Dona Julieta da Cruz não sabe dizer quando nasceu – amigos e parentes, sem muita certeza, acham que já se passaram mais de 80 anos. Roupas marcadas pela poeira, dentes perdidos pela falta de assistência, ela reúne as forças que lhe restam para pedir pela vida de seus parentes.
“Aqui não tem água, não tem onde plantar. Onde é que nós vamos tirar nosso sustento? Quem tem criança pequena sabe que sempre vai precisar comprar um remédio, um calçado, mas daqui não dá para tirar mais nada”, relata ela.
Julieta e sua família são remanescentes de quilombo da comunidade de Lagoinha de Cima, no município de Chapada dos Guimarães. Como a deles, outras 15 famílias permanecem na região, esperando que a Justiça lhes devolva a posse de suas terras tradicionais, hoje nas mãos de fazendeiros.
A espera se dá, contudo, em meio a condições precárias. Nas terras que hoje ocupam – menos da metade do que já foi reconhecido pelo governo federal -, as manchas de fertilidade estão localizadas em áreas de preservação permanente. E o pouco que resta depende de irrigação para prosperar.
Um investimento impossível para quem custa a encontrar o que comer. “Não temos condição de puxar água lá de baixo. E não podemos plantar lá embaixo porque é proibido. Então, a gente não pode fazer nada além de esperar a chuva”, relata uma das lideranças da comunidade, o lavrador Pedro Fidélis Valentim, 67.
A escola que havia no local foi desativada há 15 anos. E a assistência médica é quase nenhuma, diz dona Evanilde Oliveira, 58. “Aqui não vem médico, nem dentista, nem ninguém. Se precisar de ajuda, tem que ir correndo para Chapada ou mesmo a Cuiabá”.
RETRATO – A situação vivida pelos moradores de Lagoinha de Cima não é distinta da verificada em outras 56 comunidades quilombolas de Mato Grosso. É o que mostra um levantamento preliminar produzido pelos ministérios do Meio Ambiente e Desenvolvimento Agrário, concluído em junho.
“Em muitos casos, falta organização política. Na maioria, porém, o que falta é a presença do Estado em relação à saúde e educação”, explica Fernando Francisco Xavier, representante do Centro Nacional de Populações Tradicionais (CNTP) do Ibama.

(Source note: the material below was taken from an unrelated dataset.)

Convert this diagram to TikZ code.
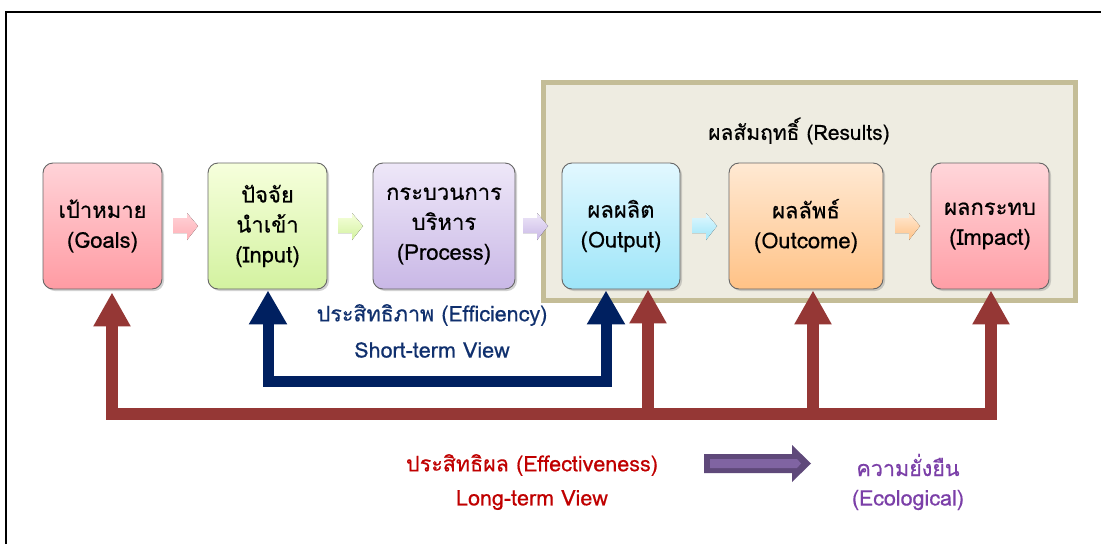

O Brasil tem mais de 700 áreas reconhecidas oficialmente como sendo quilombolas. Estimativas não-oficiais dizem que esse número pode ser superior a 2 mil. Em Mato Grosso, pesquisadores apontam a existência de pelo menos 90 comunidades – em números oficiais, 57, considerando o complexo de Mata-Cavalo, com seis núcleos, como um só agrupamento.

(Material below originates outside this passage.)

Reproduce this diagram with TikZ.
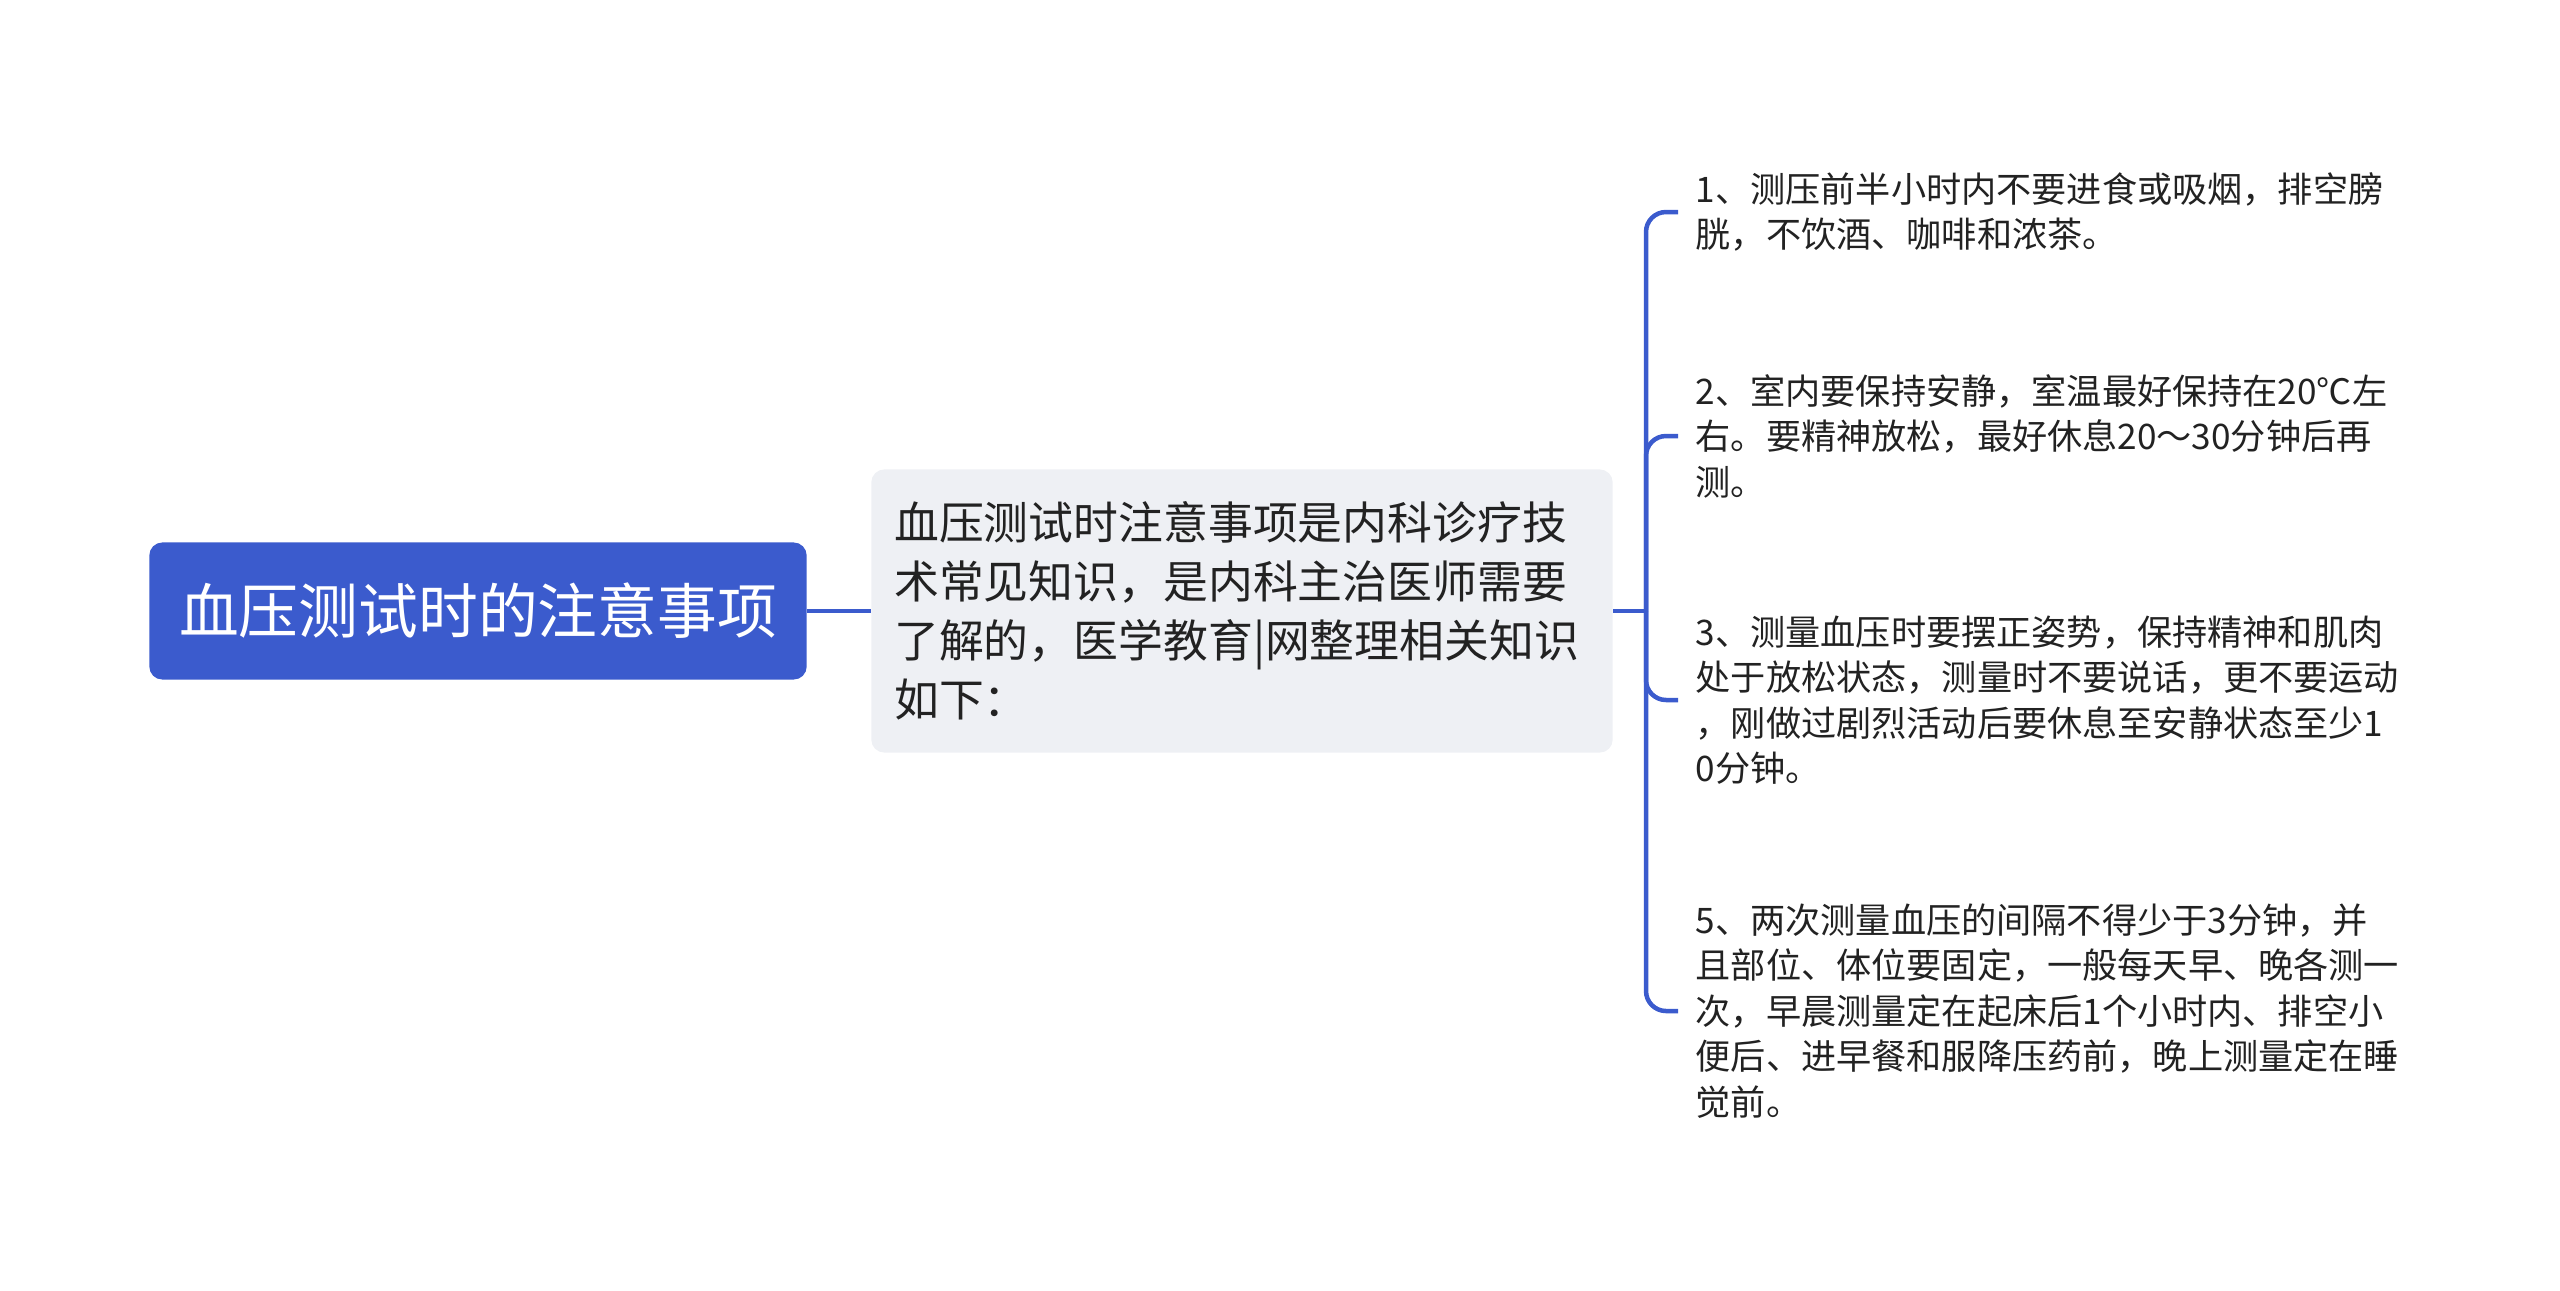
\documentclass[tikz,border=0pt]{standalone}
\usepackage{fontspec}
\setmainfont{Noto Sans CJK SC}
\definecolor{rootblue}{RGB}{59,91,205}
\definecolor{introgray}{RGB}{238,240,244}
\definecolor{tiptext}{RGB}{34,34,34}

\tikzset{
  rootnode/.style = {shape=rectangle, rounded corners=0.13cm,
                     fill=rootblue, text=white, inner sep=0pt,
                     minimum width=6.57cm, minimum height=1.37cm,
                     font=\fontsize{17pt}{20pt}\selectfont},
  introbox/.style = {shape=rectangle, rounded corners=0.13cm,
                     fill=introgray, text=tiptext, align=left,
                     inner xsep=0.23cm, inner ysep=0pt,
                     text width=6.95cm, minimum height=2.83cm,
                     font=\fontsize{12.75pt}{16.8pt}\selectfont},
  tipnode/.style  = {anchor=west, align=left, text=tiptext,
                     inner xsep=0.17cm, inner ysep=0pt, text width=7.7cm,
                     font=\fontsize{10pt}{12.95pt}\selectfont},
  link/.style     = {draw=rootblue, line width=0.045cm},
  branchlink/.style = {link, rounded corners=0.2cm}
}

\begin{document}
\begin{tikzpicture}[x=0.01cm, y=-0.01cm]
  \useasboundingbox (0,0) rectangle (2560,1290);

  \node [rootnode] (root) at (478,611) {血压测试时的注意事项};
  \node [introbox] (intro) at (1242,611)
    {血压测试时注意事项是内科诊疗技\\术常见知识，是内科主治医师需要\\了解的，医学教育|网整理相关知识\\如下：};

  \node [tipnode] (tip1) at (1678,212)
    {1、测压前半小时内不要进食或吸烟，排空膀\\胱，不饮酒、咖啡和浓茶。};
  \node [tipnode] (tip2) at (1678,436)
    {2、室内要保持安静，室温最好保持在20℃左\\右。要精神放松，最好休息20～30分钟后再\\测。};
  \node [tipnode] (tip3) at (1678,700)
    {3、测量血压时要摆正姿势，保持精神和肌肉\\处于放松状态，测量时不要说话，更不要运动\\，刚做过剧烈活动后要休息至安静状态至少1\\0分钟。};
  \node [tipnode] (tip5) at (1678,1011)
    {5、两次测量血压的间隔不得少于3分钟，并\\且部位、体位要固定，一般每天早、晚各测一\\次，早晨测量定在起床后1个小时内、排空小\\便后、进早餐和服降压药前，晚上测量定在睡\\觉前。};

  \coordinate (trunk) at (1646,611);

  \draw [link] (root.east) -- (intro.west);
  \draw [link] (intro.east) -- (trunk);
  \foreach \tip in {tip1,tip2,tip3,tip5}
    \draw [branchlink] (trunk) |- (\tip.west);
\end{tikzpicture}
\end{document}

As comunidades estão distribuídas pelos municípios de Cuiabá, Vila Bela da Santíssima Trindade, Cáceres, Nossa Senhora do Livramento, Chapada dos Guimarães, Acorizal e Poconé – esta última concentra a maior parte, 28. São ao todo cerca de 2,5 mil famílias.
A renda é muito baixa, segundo o estudo, e se baseia principalmente em aposentadorias e programas como o Bolsa Família. “Chama a atenção o estado de isolamento e miserabilidade das comunidades negras remanescentes dos quilombos, em conseqüência dos processos de isolamento dos serviços públicos básicos da cidadania”.
O trabalho tem o objetivo de iniciar o processo de regularização fundiária das terras quilombolas, mas também se propõe a indicar ações ao Poder Público – o relatório preliminar será agora apresentado, em cinco encontros regionais, às comunidades quilombolas, que poderão apresentar sugestões e novas demandas.
“Os casos sugerem (…) medidas urgentíssimas para que se interrompa flagrante discriminação a que está submetido um contingente (…) para o qual a Constituição Federal define medidas especiais e diferenciadas de proteção”.